Пока чай доходил, она выглянула в окно, на долину, которая раскинулась прямо за огородом. Сам огород пестрел яркими цветами петуний и фиалок, кусты картофеля были украшены мелкими цветами бледного желто-голубого оттенка, а по воткнутым в землю палкам вверх тянулись зеленые побеги фасоли. А вот лес, который начинался сразу же за огородом, выглядел мрачно и таинственно. В полумиле от дома Хелен увидела в небе полицейский вертолет. Все еще ищут. Все еще надеются.
— Он здорово изменился. И о своих дружках думает больше, чем обо мне. Больше, чем о своей семье! — продолжала возмущаться Гвен.

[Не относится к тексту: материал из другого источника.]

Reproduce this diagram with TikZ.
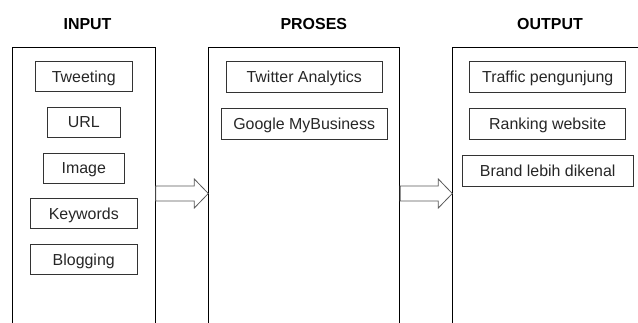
\documentclass[tikz,border=0pt]{standalone}
\usepackage{fontspec}
\setmainfont{Liberation Sans}
\usetikzlibrary{calc}
\usetikzlibrary{positioning}

\begin{document}
\begin{tikzpicture}[x=1bp,y=-1bp,node distance=15bp,
    every node/.style={font=\fontsize{16}{19}\selectfont},
    panel/.style={draw,line width=0.8bp,anchor=north west,minimum height=320bp,inner sep=0pt},
    title/.style={font=\bfseries\fontsize{16}{19}\selectfont},
    item/.style={draw=black!80,line width=0.8bp,minimum height=31bp,inner sep=0pt,
      text height=11.5bp,text depth=0bp,text=black!85},
    small/.style={item,minimum height=30bp},
    blockarrow/.style={draw=black!65,line width=0.8bp,fill=white}]
    \useasboundingbox (0,0) rectangle (638,322);
    \clip (0,0) rectangle (638,322);
    \node[panel,minimum width=143.3bp] (inp) at (11.7,46.7) {};
    \node[panel,minimum width=191bp] (pro) at (208.3,46.7) {};
    \node[panel,minimum width=190bp] (out) at (452.3,46.7) {};
    \node[title] (tinp) at (87.5,24.5) {INPUT};
    \node[title] (tpro) at (313.8,24.5) {PROSES};
    \node[title] (tout) at (550,24.5) {OUTPUT};
    \node[small,minimum width=97.3bp,below=14.3bp of inp.north] (tweet) {Tweeting};
    \node[small,minimum width=72.7bp,below=of tweet] (url) {URL};
    \node[small,minimum width=81bp,below=of url] (img) {Image};
    \node[small,minimum width=106.7bp,below=of img] (kw) {Keywords};
    \node[small,minimum width=106.7bp,below=of kw] (blog) {Blogging};
    \node[item,minimum width=156.3bp,below=14.3bp of pro.north] (twa) {Twitter Analytics};
    \node[item,minimum width=166.3bp,below=of twa] (gmb) {Google MyBusiness};
    \node[item,minimum width=155.7bp,below=14.3bp of out.north] (traf) {Traffic pengunjung};
    \node[item,minimum width=155.7bp,below=of traf] (rank) {Ranking website};
    \node[item,minimum width=171.4bp,below=of rank] (brand) {Brand lebih dikenal};
    \foreach \a/\b in {inp/pro,pro/out}{
      \coordinate (s) at (\a.east |- 0,193.5);
      \coordinate (t) at (\b.west |- 0,193.5);
      \draw[blockarrow] ($(s)+(0,-7.5)$) -- ($(t)+(-14,-7.5)$) -- ($(t)+(-14,-14.5)$)
        -- (t) -- ($(t)+(-14,14.5)$) -- ($(t)+(-14,7.5)$) -- ($(s)+(0,7.5)$) -- cycle;
    }
  \end{tikzpicture}
\end{document}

— Дедушка никогда не забывает о семье, — возразила ее внучка.
— А я говорю, что они сделали его другим человеком. Этот Уилфорд Каттс и второй, как его, Сэм Били.
— Да они просто его друзья! Работали вместе с ним. И не имеют никакого отношения к тому, что с ним происходит.
— Это они во всем виноваты.
— Уверена, что ты ошибаешься, бабуль. Они его друзья еще со времен шахты Глори Стоун. Он знает их целую вечность.
— Сейчас все изменилось. Все не так, как было в то время, когда они вместе работали. Сейчас они дурят ему голову и уводят из семьи.
— Не понимаю, о чем ты, — пожала плечами Хелен.
Хотя сама она иногда задумывалась, о чем три старика могли разговаривать, прогуливаясь по холмам или сидя на грязноватом дворике Уилфорда, в окружении кур и странного набора других домашних животных. Иногда Гарри приносил с таких встреч кепку, полную коричневых, покрытых пятнышками яиц от маранов
[16], или пакет картошки — Уилфорд выращивал ее в заброшенном паддоке, который превратил в большой огород. А порой они все втроем ходили в паб, где Сэм Били чувствовал себя как рыба в воде и проставлялся пивом.
— Он изменился после того, как перестал работать, — сказала Гвен. — Они все изменились. Мужчинам не пристало бездельничать. По крайней мере, не таким, как эти. Иначе дьявол накладывает на них свои лапы.
— Ба, ты говоришь абсолютные глупости.
Хелен нашла в холодильнике пакет «долгоиграющего» молока и добавила несколько капель в чашку, а потом налила в нее чай, предварительно убедившись, что тот достаточно настоялся.
Ее бабушка сохранила старый линолеум на кухне. Она так сильно протестовала, когда пол в гостиной затянули новым ковролином, что ее зять Эндрю решил не спорить с ней по поводу кухни. Гвен сказала, что линолеум легче мыть, и теперь, когда Хелен смотрела на синий пол, он казался ей неотделимым от темных дубовых панелей, старых неровных стен и беленых каменных дверных проемов.
— Так вот, о них он думает больше, чем обо мне, — повторила Гвен. — Я уже говорила. А сейчас он это доказал.